---------- Records for the exercise

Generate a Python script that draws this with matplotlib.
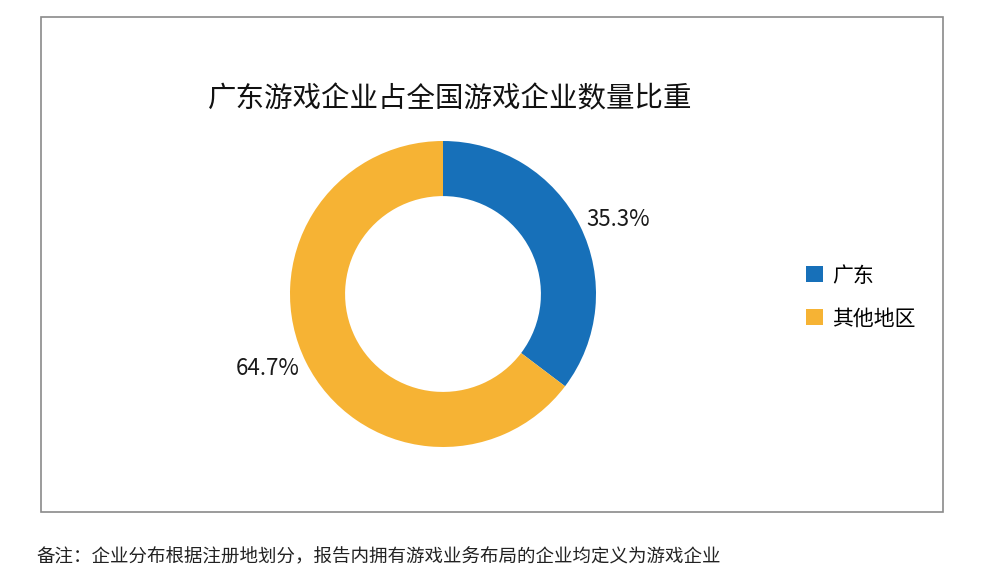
import matplotlib
matplotlib.use("Agg")
import matplotlib.pyplot as plt
import numpy as np
from matplotlib.patches import Rectangle

plt.rcParams['font.family'] = ['Noto Sans CJK SC', 'DejaVu Sans']

# ---- data ----
categories = ['广东', '其他地区']
values = [35.3, 64.7]
colors = ['#1770B9', '#F6B334']
title = '广东游戏企业占全国游戏企业数量比重'
note = '备注：企业分布根据注册地划分，报告内拥有游戏业务布局的企业均定义为游戏企业'

W, H = 984, 585
fig = plt.figure(figsize=(W / 100, H / 100), dpi=100)

# outer frame
fig.patches.append(Rectangle((41 / W, 1 - 512 / H), (943 - 41) / W, (512 - 17) / H,
                             transform=fig.transFigure, fill=False,
                             edgecolor='#8a8a8a', linewidth=1.2))

# donut axes
cx, cy, R = 443, 294, 153
ax = fig.add_axes([(cx - R) / W, (H - cy - R) / H, 2 * R / W, 2 * R / H])
wedges, _ = ax.pie(values, colors=colors, startangle=90, counterclock=False,
                   radius=1.0, wedgeprops=dict(width=0.36, linewidth=0))
ax.set_xlim(-1, 1)
ax.set_ylim(-1, 1)
ax.set_aspect('equal')
ax.axis('off')

for w, v in zip(wedges, values):
    th = np.deg2rad((w.theta1 + w.theta2) / 2 - 3.3)
    r = 1.245
    ax.text(r * np.cos(th), r * np.sin(th), f'{v:.1f}%', ha='center', va='center',
            fontsize=16, color='#1a1a1a', clip_on=False)

fig.text(450 / W, 1 - 99 / H, title, ha='center', va='center', fontsize=20.5, color='#111111')

fig.legend(wedges, categories, loc='center left', bbox_to_anchor=(806 / W, 1 - 297 / H),
           frameon=False, fontsize=15, handlelength=0.8, handleheight=0.8,
           handletextpad=0.45, labelspacing=1.0, borderpad=0, borderaxespad=0)

fig.text(36 / W, 1 - 557 / H, note, ha='left', va='center', fontsize=13.3,
         style='italic', color='#222222')

fig.savefig('out.png', dpi=100)
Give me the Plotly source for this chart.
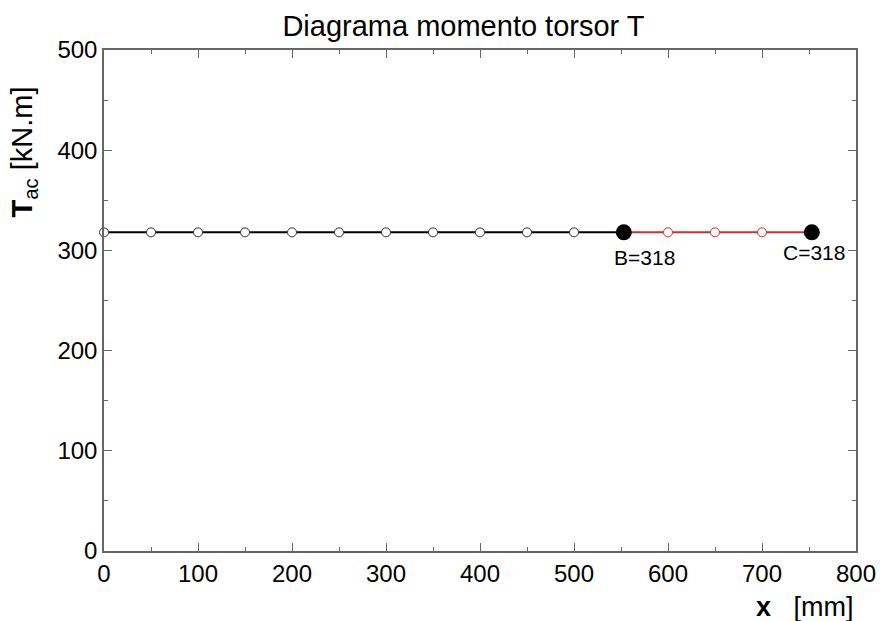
import plotly.graph_objects as go

# Data
x_black = [0, 50, 100, 150, 200, 250, 300, 350, 400, 450, 500, 553]
t_black = [318] * len(x_black)
x_red = [553, 600, 650, 700, 753]
t_red = [318] * len(x_red)
x_open_black = [0, 50, 100, 150, 200, 250, 300, 350, 400, 450, 500]
t_open_black = [318] * len(x_open_black)
x_open_red = [600, 650, 700]
t_open_red = [318] * len(x_open_red)
x_points = [553, 753]
t_points = [318, 318]
point_labels = ["B=318", "C=318"]
x_ticks = [0, 100, 200, 300, 400, 500, 600, 700, 800]
y_ticks = [0, 100, 200, 300, 400, 500]

FONT = "Liberation Sans, Arial, sans-serif"
RED = "#d0302c"

fig = go.Figure()
fig.add_trace(go.Scatter(x=x_black, y=t_black, mode="lines",
                         line=dict(color="black", width=2), showlegend=False))
fig.add_trace(go.Scatter(x=x_red, y=t_red, mode="lines",
                         line=dict(color=RED, width=2), showlegend=False))
fig.add_trace(go.Scatter(x=x_open_black, y=t_open_black, mode="markers",
                         marker=dict(symbol="circle", size=9, color="white",
                                     line=dict(color="#333", width=1)),
                         showlegend=False, cliponaxis=False))
fig.add_trace(go.Scatter(x=x_open_red, y=t_open_red, mode="markers",
                         marker=dict(symbol="circle", size=9, color="white",
                                     line=dict(color=RED, width=1)),
                         showlegend=False))
fig.add_trace(go.Scatter(x=x_points, y=t_points, mode="markers",
                         marker=dict(symbol="circle", size=16, color="black"),
                         showlegend=False, cliponaxis=False))

label_shift = [(21, -25), (2, -20)]
for xv, yv, lab, (dx, dy) in zip(x_points, t_points, point_labels, label_shift):
    fig.add_annotation(x=xv, y=yv, text=lab, showarrow=False, xanchor="center",
                       yanchor="middle", xshift=dx, yshift=dy,
                       font=dict(family=FONT, size=21, color="black"))

# x-axis title (bottom right)
fig.add_annotation(xref="paper", yref="paper", x=1.0, y=-0.112, xanchor="right", yanchor="middle",
                   text="<b>x</b>&nbsp;&nbsp;&nbsp;[mm]", showarrow=False,
                   font=dict(family=FONT, size=27, color="black"))
# y-axis title (rotated, upper left)
fig.add_annotation(xref="paper", yref="paper", x=-0.106, y=0.796, xanchor="center", yanchor="middle",
                   text="<b>T</b><sub>ac</sub> [kN.m]", showarrow=False, textangle=-90,
                   font=dict(family=FONT, size=29, color="black"))

axis_common = dict(
    showgrid=False, zeroline=False, showline=True, linecolor="#666", linewidth=1.5,
    mirror="ticks", ticks="inside", ticklen=8, tickcolor="#666", tickwidth=1,
    tickfont=dict(family=FONT, size=24, color="black"), automargin=False,
)

fig.update_layout(
    width=881, height=621, autosize=False,
    paper_bgcolor="white", plot_bgcolor="white",
    margin=dict(l=104, r=25, t=50, b=70, autoexpand=False),
    title=dict(text="Diagrama momento torsor T", x=0.478, xanchor="center", xref="paper",
               y=1 - 26 / 621, yanchor="middle",
               font=dict(family=FONT, size=29, color="black")),
    xaxis=dict(range=[0, 800], tickvals=x_ticks,
               minor=dict(ticks="inside", ticklen=4, tickcolor="#666", dtick=50),
               **axis_common),
    yaxis=dict(range=[0, 500], tickvals=y_ticks,
               minor=dict(ticks="inside", ticklen=4, tickcolor="#666", dtick=50),
               **axis_common),
)

# remove the default 8px body margin so the figure fills the window exactly
fig.write_html("out.html",
               config={"displayModeBar": False, "responsive": False},
               post_script="document.body.style.margin='0';document.body.style.overflow='hidden';")
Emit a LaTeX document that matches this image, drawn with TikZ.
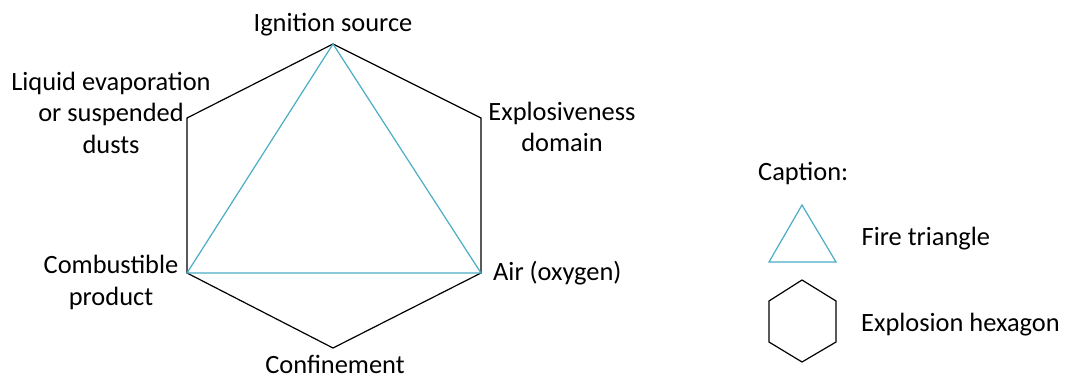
\documentclass[tikz,border=0pt]{standalone}
\usepackage{fontspec}
\setmainfont{Carlito}
\definecolor{tri}{RGB}{75,172,198}
\begin{document}
\begin{tikzpicture}[x=1pt,y=-1pt,
  lbl/.style={inner sep=0pt,anchor=base,font=\fontsize{26.4}{31.5}\selectfont},
  hexline/.style={draw=black,line width=1.2pt,line join=miter},
  triline/.style={draw=tri,line width=1.2pt,line join=miter}]
\useasboundingbox (0,0) rectangle (1068,378);
% main hexagon vertices
\coordinate (T) at (333,44);
\coordinate (UR) at (481,118);
\coordinate (LR) at (481,273);
\coordinate (B) at (333,348);
\coordinate (LL) at (187,273);
\coordinate (UL) at (187,118);
\draw[hexline] (T) -- (UR) -- (LR) -- (B) -- (LL) -- (UL) -- cycle;
\draw[triline] (T) -- (LR) -- (LL) -- cycle;
% labels (base anchor = baseline of last line)
\node[lbl] (ign) at (333,31.5) {Ignition source};
\node[lbl,align=center] (expl) at (562,151.5) {Explosiveness\\domain};
\node[lbl,align=center] (liq) at (111,153) {Liquid evaporation\\or suspended\\dusts};
\node[lbl,align=center] (comb) at (111,305) {Combustible\\product};
\node[lbl,anchor=base west] (air) at (493,280) {Air (oxygen)};
\node[lbl] (conf) at (335,373) {Confinement};
% legend
\node[lbl,anchor=base west] (cap) at (758,180) {Caption:};
\coordinate (lt1) at (802,205);
\coordinate (lt2) at (836,262);
\coordinate (lt3) at (769,262);
\draw[triline] (lt1) -- (lt2) -- (lt3) -- cycle;
\node[lbl,anchor=base west] (firet) at (861.5,245) {Fire triangle};
\coordinate (lh1) at (802,280);
\coordinate (lh2) at (836,301);
\coordinate (lh3) at (836,342);
\coordinate (lh4) at (802,362);
\coordinate (lh5) at (769,342);
\coordinate (lh6) at (769,301);
\draw[hexline] (lh1) -- (lh2) -- (lh3) -- (lh4) -- (lh5) -- (lh6) -- cycle;
\node[lbl,anchor=base west] (exph) at (861,331.5) {Explosion hexagon};
\end{tikzpicture}
\end{document}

--------------------

→ **Objective**
Skip the pictures and quote each line of the entries above, from the first through the line with "edgecolor='#8a8a8a', linewidth=1.2))", exactly as it appears.

→ **Output for this exercise**
Generate a Python script that draws this with matplotlib.
import matplotlib
matplotlib.use("Agg")
import matplotlib.pyplot as plt
import numpy as np
from matplotlib.patches import Rectangle

plt.rcParams['font.family'] = ['Noto Sans CJK SC', 'DejaVu Sans']

# ---- data ----
categories = ['广东', '其他地区']
values = [35.3, 64.7]
colors = ['#1770B9', '#F6B334']
title = '广东游戏企业占全国游戏企业数量比重'
note = '备注：企业分布根据注册地划分，报告内拥有游戏业务布局的企业均定义为游戏企业'

W, H = 984, 585
fig = plt.figure(figsize=(W / 100, H / 100), dpi=100)

# outer frame
fig.patches.append(Rectangle((41 / W, 1 - 512 / H), (943 - 41) / W, (512 - 17) / H,
                             transform=fig.transFigure, fill=False,
                             edgecolor='#8a8a8a', linewidth=1.2))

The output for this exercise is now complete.